Among the impressive projects the company has been involved in is the design of the Sanral e-toll kiosk and the City of Joburg’s visitor centre, as well as a number of prominent private residential homes, corporate offices and a hotel.

“I find studying easier than interacting with people,” she said, adding that her love for travelling has also helped her keep abreast with the latest innovation. She has travelled extensively, especially to western European countries, studying architecture and art.

Having to run her own business for more than a mere salary, Masemola has seen her hard work paying off and has even attracted clients from outside the country.

About the local sector, she said transformation is nowhere near impressive and black people are on the back foot, starting from varsity where, though bursaries and grants may pay tuition, there are a lot of additional costs involved.
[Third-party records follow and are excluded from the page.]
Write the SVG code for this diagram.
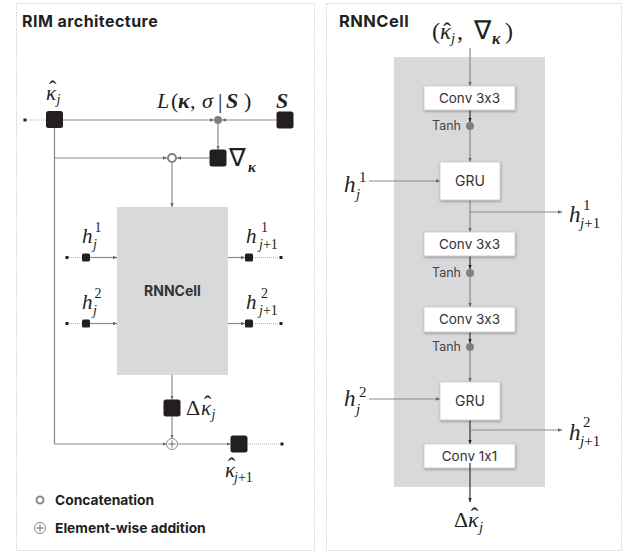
<svg xmlns="http://www.w3.org/2000/svg" width="632" height="553" viewBox="0 0 632 553">
<style>
text{font-feature-settings:"calt" 0}
.panel{fill:#fff;stroke:#d4d4d4;stroke-width:1;stroke-dasharray:1.5 1}
.ttl{font-family:Inter,"Liberation Sans",sans-serif;font-weight:700;font-size:16px;letter-spacing:0.45px;fill:#231f20}
.leg{font-family:Inter,"Liberation Sans",sans-serif;font-weight:700;font-size:13.8px;fill:#231f20}
.lbl{font-family:Inter,"Liberation Sans",sans-serif;font-size:13.5px;fill:#333;text-anchor:middle}
.tanh{font-family:Inter,"Liberation Sans",sans-serif;font-size:12.5px;fill:#444;text-anchor:end}
.m{font-family:"Liberation Serif",serif;font-style:italic;fill:#231f20}
.r{font-family:"Liberation Serif",serif;font-style:normal;fill:#231f20}
.hat{font-family:"Liberation Serif",serif;font-style:normal;fill:#231f20;text-anchor:middle}
.b{font-weight:700}
.sq{fill:#231f20}
.ln{fill:none;stroke:#8a8a8a;stroke-width:1.2}
.lnd{fill:none;stroke:#333;stroke-width:1.2}
.dot{fill:none;stroke:#b5b5b5;stroke-width:1;stroke-dasharray:1 1}
.gdot{fill:#808080}
.box{fill:#fff;stroke:#c8c8c8;stroke-width:0.8;filter:url(#sh)}
</style>
<defs>
<marker id="ag" viewBox="0 0 6 6" refX="6" refY="3" markerWidth="4" markerHeight="4" orient="auto" markerUnits="userSpaceOnUse"><path d="M0,0.5 L6,3 L0,5.5z" fill="#666"/></marker>
<marker id="ad" viewBox="0 0 6 6" refX="6" refY="3" markerWidth="4" markerHeight="4" orient="auto" markerUnits="userSpaceOnUse"><path d="M0,0.5 L6,3 L0,5.5z" fill="#222"/></marker>
<filter id="sh" x="-20%" y="-30%" width="140%" height="170%"><feDropShadow dx="0.5" dy="1.2" stdDeviation="1.2" flood-color="#000" flood-opacity="0.35"/></filter>
</defs>

<!-- Panels -->
<rect class="panel" x="16.5" y="3.5" width="298" height="547"/>
<rect class="panel" x="326.5" y="3.5" width="295" height="547"/>
<text class="ttl" x="22" y="27">RIM architecture</text>
<text class="ttl" x="339" y="27" style="font-size:16.5px">RNNCell</text>

<!-- ===== Left panel connectors ===== -->
<g id="left-connectors">
<line class="dot" x1="27" y1="120" x2="46" y2="120"/>
<line class="ln" x1="63" y1="120" x2="214" y2="120" marker-end="url(#ag)"/>
<line class="ln" x1="276" y1="120" x2="222" y2="120" marker-end="url(#ag)"/>
<line class="ln" x1="218" y1="124" x2="218" y2="149.5" marker-end="url(#ag)"/>
<line class="ln" x1="54.5" y1="128" x2="54.5" y2="444"/>
<line class="ln" x1="54.5" y1="158" x2="167" y2="158" marker-end="url(#ag)"/>
<line class="ln" x1="209" y1="158" x2="177" y2="158" marker-end="url(#ag)"/>
<line class="ln" x1="172" y1="162.5" x2="172" y2="207" marker-end="url(#ag)"/>
<line class="dot" x1="69" y1="257.5" x2="82" y2="257.5"/>
<line class="ln" x1="90" y1="257.5" x2="117" y2="257.5" marker-end="url(#ag)"/>
<line class="dot" x1="69" y1="323.5" x2="82" y2="323.5"/>
<line class="ln" x1="90" y1="323.5" x2="117" y2="323.5" marker-end="url(#ag)"/>
<line class="ln" x1="228" y1="257.5" x2="245" y2="257.5" marker-end="url(#ag)"/>
<line class="dot" x1="253" y1="257.5" x2="279" y2="257.5"/>
<line class="ln" x1="228" y1="323.5" x2="245" y2="323.5" marker-end="url(#ag)"/>
<line class="dot" x1="253" y1="323.5" x2="279" y2="323.5"/>
<line class="ln" x1="172" y1="375" x2="172" y2="399.5" marker-end="url(#ag)"/>
<line class="ln" x1="172" y1="416.5" x2="172" y2="438.5" marker-end="url(#ag)"/>
<line class="ln" x1="54.5" y1="444" x2="166.5" y2="444" marker-end="url(#ag)"/>
<line class="ln" x1="177.5" y1="444" x2="230.5" y2="444" marker-end="url(#ag)"/>
<line class="dot" x1="248" y1="444" x2="281" y2="444"/>
</g>

<!-- ===== Left panel nodes ===== -->
<g id="kappa-j">
<rect class="sq" x="23.5" y="118.5" width="3" height="3"/>
<rect class="sq" x="46" y="111" width="17" height="17" rx="2.5"/>
<text class="m" x="46" y="100" font-size="21">κ</text>
<text class="hat" x="52.5" y="97" font-size="23">ˆ</text>
<text class="m" x="56.5" y="104" font-size="14">j</text>
</g>
<g id="loss">
<circle class="gdot" cx="218" cy="120" r="4"/>
<text class="m" font-size="22" y="108"><tspan x="157">L</tspan><tspan class="r" x="171">(</tspan><tspan class="b" x="178">κ</tspan><tspan class="r" x="190">,</tspan><tspan x="202">σ</tspan><tspan class="r" x="218">|</tspan><tspan class="b" x="226">S</tspan><tspan class="r" x="244">)</tspan></text>
</g>
<g id="S">
<rect class="sq" x="276.5" y="111.5" width="17" height="17" rx="2.5"/>
<text class="m b" x="276" y="108" font-size="22">S</text>
</g>
<g id="grad">
<rect class="sq" x="209.5" y="149.5" width="17" height="17" rx="2.5"/>
<text class="r" x="229" y="166" font-size="25">∇</text>
<text class="m b" x="248" y="172" font-size="15">κ</text>
</g>
<g id="concat">
<circle cx="172" cy="158" r="4" fill="#fff" stroke="#808080" stroke-width="2"/>
</g>
<g id="rnncell">
<rect x="117" y="207" width="111" height="168" fill="#d9d9db"/>
<text x="172.5" y="296" font-family="Inter,'Liberation Sans',sans-serif" font-weight="700" font-size="14" fill="#333" text-anchor="middle">RNNCell</text>
</g>
<g id="h1-in">
<rect class="sq" x="65.5" y="256" width="3" height="3"/>
<rect class="sq" x="82" y="253.5" width="8" height="8" rx="1.5"/>
<text class="m" x="82" y="243" font-size="21">h</text>
<text class="r" x="94.5" y="232" font-size="14">1</text>
<text class="m" x="93" y="249" font-size="14">j</text>
</g>
<g id="h2-in">
<rect class="sq" x="65.5" y="322" width="3" height="3"/>
<rect class="sq" x="82" y="319.5" width="8" height="8" rx="1.5"/>
<text class="m" x="82" y="309" font-size="21">h</text>
<text class="r" x="94.5" y="298" font-size="14">2</text>
<text class="m" x="93" y="315" font-size="14">j</text>
</g>
<g id="h1-out">
<rect class="sq" x="245" y="253.5" width="8" height="8" rx="1.5"/>
<rect class="sq" x="279.5" y="256" width="3" height="3"/>
<text class="m" x="246" y="243" font-size="21">h</text>
<text class="r" x="261" y="232" font-size="14">1</text>
<text class="m" x="259" y="249" font-size="14">j<tspan class="r">+1</tspan></text>
</g>
<g id="h2-out">
<rect class="sq" x="245" y="319.5" width="8" height="8" rx="1.5"/>
<rect class="sq" x="279.5" y="322" width="3" height="3"/>
<text class="m" x="246" y="309" font-size="21">h</text>
<text class="r" x="261" y="298" font-size="14">2</text>
<text class="m" x="259" y="315" font-size="14">j<tspan class="r">+1</tspan></text>
</g>
<g id="delta-kappa">
<rect class="sq" x="163.5" y="399.5" width="17" height="17" rx="2.5"/>
<text class="r" x="186" y="415" font-size="22">Δ</text>
<text class="m" x="201" y="415" font-size="21">κ</text>
<text class="hat" x="207.5" y="412" font-size="23">ˆ</text>
<text class="m" x="211.5" y="419" font-size="14">j</text>
</g>
<g id="add">
<circle cx="172" cy="444" r="5.5" fill="#fff" stroke="#8a8a8a" stroke-width="1"/>
<path d="M168.5,444 H175.5 M172,440.5 V447.5" stroke="#666" stroke-width="1"/>
</g>
<g id="kappa-j1">
<rect class="sq" x="230.5" y="435.5" width="17" height="17" rx="2.5"/>
<rect class="sq" x="280.5" y="442.5" width="3" height="3"/>
<text class="m" x="225" y="477" font-size="21">κ</text>
<text class="hat" x="231.5" y="474" font-size="23">ˆ</text>
<text class="m" x="234" y="482" font-size="14">j<tspan class="r">+1</tspan></text>
</g>
<g id="legend">
<circle cx="40" cy="500" r="3.5" fill="#fff" stroke="#888" stroke-width="2"/>
<text class="leg" x="55" y="505">Concatenation</text>
<circle cx="40" cy="528" r="5.5" fill="#fff" stroke="#8a8a8a" stroke-width="1"/>
<path d="M36.5,528 H43.5 M40,524.5 V531.5" stroke="#666" stroke-width="1"/>
<text class="leg" x="55" y="533">Element-wise addition</text>
</g>

<!-- ===== Right panel ===== -->
<rect x="394" y="57" width="151" height="430" fill="#d9d9db"/>

<g id="right-connectors">
<line class="ln" x1="470" y1="48" x2="470" y2="86" marker-end="url(#ag)"/>
<line class="lnd" x1="470" y1="110" x2="470" y2="122" marker-end="url(#ad)"/>
<line class="ln" x1="470" y1="130" x2="470" y2="162" marker-end="url(#ag)"/>
<line class="ln" x1="369" y1="181" x2="440" y2="181" marker-end="url(#ag)"/>
<line class="ln" x1="470" y1="200" x2="470" y2="232" marker-end="url(#ag)"/>
<line class="ln" x1="470" y1="212" x2="562" y2="212" marker-end="url(#ag)"/>
<line class="lnd" x1="470" y1="256" x2="470" y2="269" marker-end="url(#ad)"/>
<line class="ln" x1="470" y1="277" x2="470" y2="307" marker-end="url(#ag)"/>
<line class="lnd" x1="470" y1="332" x2="470" y2="343" marker-end="url(#ad)"/>
<line class="ln" x1="470" y1="351" x2="470" y2="382" marker-end="url(#ag)"/>
<line class="ln" x1="369" y1="399" x2="440" y2="399" marker-end="url(#ag)"/>
<line class="lnd" x1="470" y1="420" x2="470" y2="444" marker-end="url(#ad)"/>
<line class="ln" x1="470" y1="430" x2="562" y2="430" marker-end="url(#ag)"/>
</g>

<g id="in-label">
<text class="r" x="432" y="39" font-size="24">(</text>
<text class="m" x="440" y="39" font-size="23">κ</text>
<text class="hat" x="447" y="38.5" font-size="24">ˆ</text>
<text class="m" x="451" y="43" font-size="15">j</text>
<text class="r" x="457" y="39" font-size="24">,</text>
<text class="r" x="474" y="39" font-size="26">∇</text>
<text class="m b" x="492" y="44" font-size="16">κ</text>
<text class="r" x="505" y="39" font-size="24">)</text>
</g>
<g id="conv1">
<rect class="box" x="424" y="86" width="91" height="24"/>
<text class="lbl" x="469.5" y="103">Conv 3x3</text>
</g>
<g id="tanh1">
<circle class="gdot" cx="470" cy="126" r="4"/>
<text class="tanh" x="461" y="130">Tanh</text>
</g>
<g id="gru1">
<rect class="box" x="440" y="162" width="60" height="38"/>
<text class="lbl" x="470" y="186" style="font-size:14px">GRU</text>
</g>
<g id="h1-r-in">
<text class="m" x="344" y="192" font-size="23">h</text>
<text class="r" x="359" y="182" font-size="15">1</text>
<text class="m" x="356" y="199" font-size="15">j</text>
</g>
<g id="h1-r-out">
<text class="m" x="569" y="222" font-size="23">h</text>
<text class="r" x="583" y="210" font-size="15">1</text>
<text class="m" x="580" y="228" font-size="15">j<tspan class="r">+1</tspan></text>
</g>
<g id="conv2">
<rect class="box" x="424" y="232" width="91" height="24"/>
<text class="lbl" x="469.5" y="249">Conv 3x3</text>
</g>
<g id="tanh2">
<circle class="gdot" cx="470" cy="273" r="4"/>
<text class="tanh" x="461" y="277">Tanh</text>
</g>
<g id="conv3">
<rect class="box" x="424" y="307" width="91" height="25"/>
<text class="lbl" x="469.5" y="324">Conv 3x3</text>
</g>
<g id="tanh3">
<circle class="gdot" cx="470" cy="347" r="4"/>
<text class="tanh" x="461" y="351">Tanh</text>
</g>
<g id="gru2">
<rect class="box" x="440" y="382" width="60" height="38"/>
<text class="lbl" x="470" y="406" style="font-size:14px">GRU</text>
</g>
<g id="h2-r-in">
<text class="m" x="344" y="406" font-size="23">h</text>
<text class="r" x="359" y="397" font-size="15">2</text>
<text class="m" x="356" y="414" font-size="15">j</text>
</g>
<g id="h2-r-out">
<text class="m" x="569" y="440" font-size="23">h</text>
<text class="r" x="583" y="427" font-size="15">2</text>
<text class="m" x="580" y="446" font-size="15">j<tspan class="r">+1</tspan></text>
</g>
<g id="conv4">
<rect class="box" x="424" y="444" width="91" height="24"/>
<text class="lbl" x="469.5" y="461">Conv 1x1</text>
</g>
<line class="lnd" x1="470" y1="463" x2="470" y2="502" marker-end="url(#ad)"/>
<g id="delta-out">
<text class="r" x="454" y="527" font-size="22">Δ</text>
<text class="m" x="468" y="527" font-size="22">κ</text>
<text class="hat" x="474.5" y="524" font-size="24">ˆ</text>
<text class="m" x="479" y="532" font-size="15">j</text>
</g>
</svg>
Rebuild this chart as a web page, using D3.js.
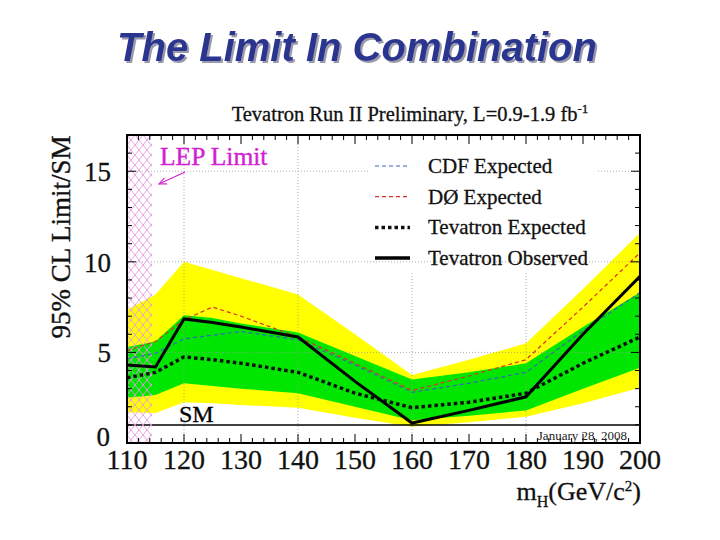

“It’s an expensive course to study and it’s not affordable for everyone. So it favours more the privileged students and the industry itself is dominated by white males. Black females are at the very bottom,” she said, and mentioned that projects in both the private and public sectors were dominated by the same faces.

“At this rate, we are not going to see a black billionaire architecture professional anytime soon,” said Masemola.

“At the end of the day, if you don’t work hard and believe, the alternative is not appealing,” she concluded.